In 1881, four gentlemen founded a Society, with the aim of improving the standard of Shire Horses in the Ashbourne area. Originally known as the Ashbourne Cart Horse Society, later that year, they held their first a Show on the Paddock, at Ashbourne. Shortly after, the name was changed to the Ashbourne Shire Horse Society.
This was probably prompted by and in conjunction with the founding of The Shire Horse Society in 1878, to protect the breed that was then known as the Old English Breed of Cart Horse.
Over the years both Society’s have worked hard to ensure that the breed continues to grow and to maintain interest in these magnificent horses.

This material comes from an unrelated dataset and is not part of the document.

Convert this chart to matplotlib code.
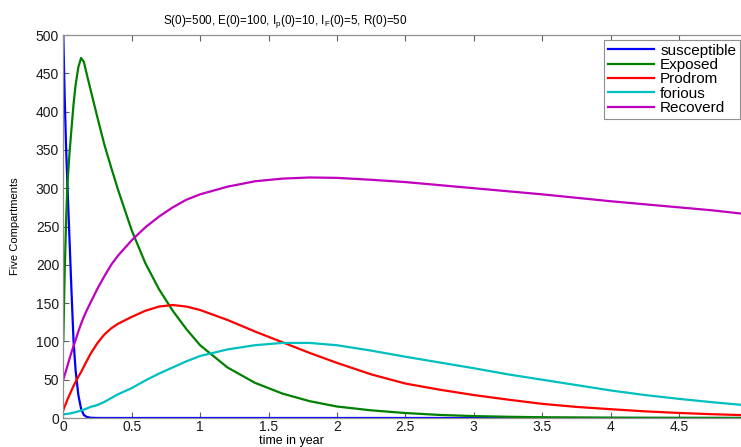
import matplotlib
matplotlib.use("Agg")
import matplotlib.pyplot as plt

plt.rcParams['font.family'] = ['Liberation Sans', 'DejaVu Sans']
plt.rcParams['mathtext.fontset'] = 'custom'
plt.rcParams['mathtext.rm'] = 'Liberation Sans'
plt.rcParams['mathtext.it'] = 'Liberation Sans'

# time in years
t = [0, 0.01, 0.02, 0.03, 0.045, 0.06, 0.075, 0.09, 0.11, 0.13, 0.15, 0.17,
     0.2, 0.25, 0.3, 0.35, 0.4, 0.5, 0.6, 0.7, 0.8, 0.9, 1.0, 1.2, 1.4, 1.6,
     1.8, 2.0, 2.25, 2.5, 2.75, 3.0, 3.25, 3.5, 3.75, 4.0, 4.25, 4.5, 4.75, 5.0]

susceptible = [500, 420, 355, 305, 235, 165, 100, 62, 30, 12, 4, 1.5,
               0.3, 0.05, 0, 0, 0, 0, 0, 0, 0, 0, 0, 0, 0, 0,
               0, 0, 0, 0, 0, 0, 0, 0, 0, 0, 0, 0, 0, 0]
exposed = [100, 190, 255, 305, 345, 378, 410, 435, 458, 470, 465, 450,
           428, 392, 357, 327, 298, 245, 202, 168, 140, 116, 95, 66, 46, 32,
           22, 15, 10, 6.5, 4, 2.5, 1.6, 1.0, 0.7, 0.45, 0.3, 0.2, 0.15, 0.1]
prodrom = [10, 15, 19.5, 24, 30, 36, 42, 47, 54, 60, 67, 74,
           84, 98, 109, 117, 123, 132, 140, 145.5, 147.5, 145.5, 141, 128, 113, 99,
           85, 72, 57, 45, 37, 30, 24, 18.5, 14.5, 11.5, 8.7, 6.6, 4.9, 3.6]
forious = [5, 5, 5.2, 5.4, 5.8, 6.3, 7, 7.7, 8.7, 9.8, 11, 12.3,
           14.5, 17, 21, 26, 31, 39, 49, 58, 66, 74, 81, 89.5, 95, 98,
           98, 95, 88, 80, 72.5, 65, 57, 50, 43, 36, 30, 25, 20.5, 16.5]
recovered = [50, 56, 62, 68, 77, 86, 94, 102, 113, 123, 132, 140,
             151, 169, 185, 200, 212, 232, 249, 263, 275, 285, 292, 302, 309, 312.5,
             314, 313.5, 311, 308, 304, 300, 296, 292, 287.5, 283, 279, 275, 271, 266]

labels = ['susceptible', 'Exposed', 'Prodrom', 'forious', 'Recoverd']
colors = ['#0000ff', '#008000', '#ff0000', '#00bfbf', '#bf00bf']
series = [susceptible, exposed, prodrom, forious, recovered]

xticks = [0, 0.5, 1, 1.5, 2, 2.5, 3, 3.5, 4, 4.5]
xticklabels = ['0', '0.5', '1', '1.5', '2', '2.5', '3', '3.5', '4', '4.5']
yticks = [0, 50, 100, 150, 200, 250, 300, 350, 400, 450, 500]

fig = plt.figure(figsize=(7.41, 4.47), dpi=100)
W, H = 741, 447
left, right, top, bottom = 63.3, 747.3, 35, 418
ax = fig.add_axes([left / W, 1 - bottom / H, (right - left) / W, (bottom - top) / H])

for y, c, lab in zip(series, colors, labels):
    ax.plot(t, y, color=c, lw=1.6, label=lab)

ax.set_xlim(0, 5)
ax.set_ylim(0, 500)
ax.set_xticks(xticks)
ax.set_xticklabels(xticklabels)
ax.set_yticks(yticks)
ax.tick_params(direction='in', length=4, width=0.8, color='#606060',
               top=True, right=True, labelsize=10, pad=3, labelcolor='#1a1a1a')
ax.tick_params(axis='x', pad=1.5)
for s in ax.spines.values():
    s.set_color('#909090')
    s.set_linewidth(0.9)

ax.set_xlabel('time in year', fontsize=9, va='bottom')
ax.xaxis.set_label_coords((291 - left) / (right - left), -(447 - bottom) / (bottom - top))
ax.set_ylabel('Five Compartments', fontsize=8, labelpad=11)
ax.set_title(r'S(0)=500, E(0)=100, I$_{\mathrm{p}}$(0)=10, I$_{\mathrm{F}}$(0)=5, R(0)=50',
             fontsize=8.4, pad=8)
ax.title.set_x((285 - left) / (right - left))

leg = ax.legend(loc='upper right', bbox_to_anchor=(740 / W, 1 - 40 / H),
                bbox_transform=fig.transFigure, borderaxespad=0, fontsize=11,
                handlelength=3.0, handletextpad=0.4, labelspacing=0.02,
                borderpad=0.25, fancybox=False, framealpha=1)
leg.get_frame().set_edgecolor('#909090')
leg.get_frame().set_linewidth(0.8)

fig.savefig('out.png', dpi=100)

The Shire Horse Society summarise definition of a good Shire is as follows :–.
A good Shire Stallion should stand from 17.0 hands (173 cms) upwards, and weigh from 18 cwt (900 Kg) to 22 cwt (1100 Kg) when matured, without being overdone in condition.
He should possess a masculine head and a good crest with sloping, not upright, shoulders running well into the back, which should be short and well coupled with the loins. The tail should be well set up and not what is known as “goose rumped”.
Both head and tail should be carried erect. The ribs should be well sprung, not flat sided, with good middle which generally denotes good constitution. A Stallion should have good feet and joints; the feet should be wide and big around the top of the coronets with sufficient length in the pasterns.
When in motion, he should go with force using both knees and hocks, which latter should be kept close together, he should go straight and true before and behind.
A good Stallion should have strong character.
A Mare should be on the quality side, long and deep with free action, of a feminine and matronly appearance, standing from 16 hands (163 cms) and upwards on short legs.
She should have plenty of room to carry her foal.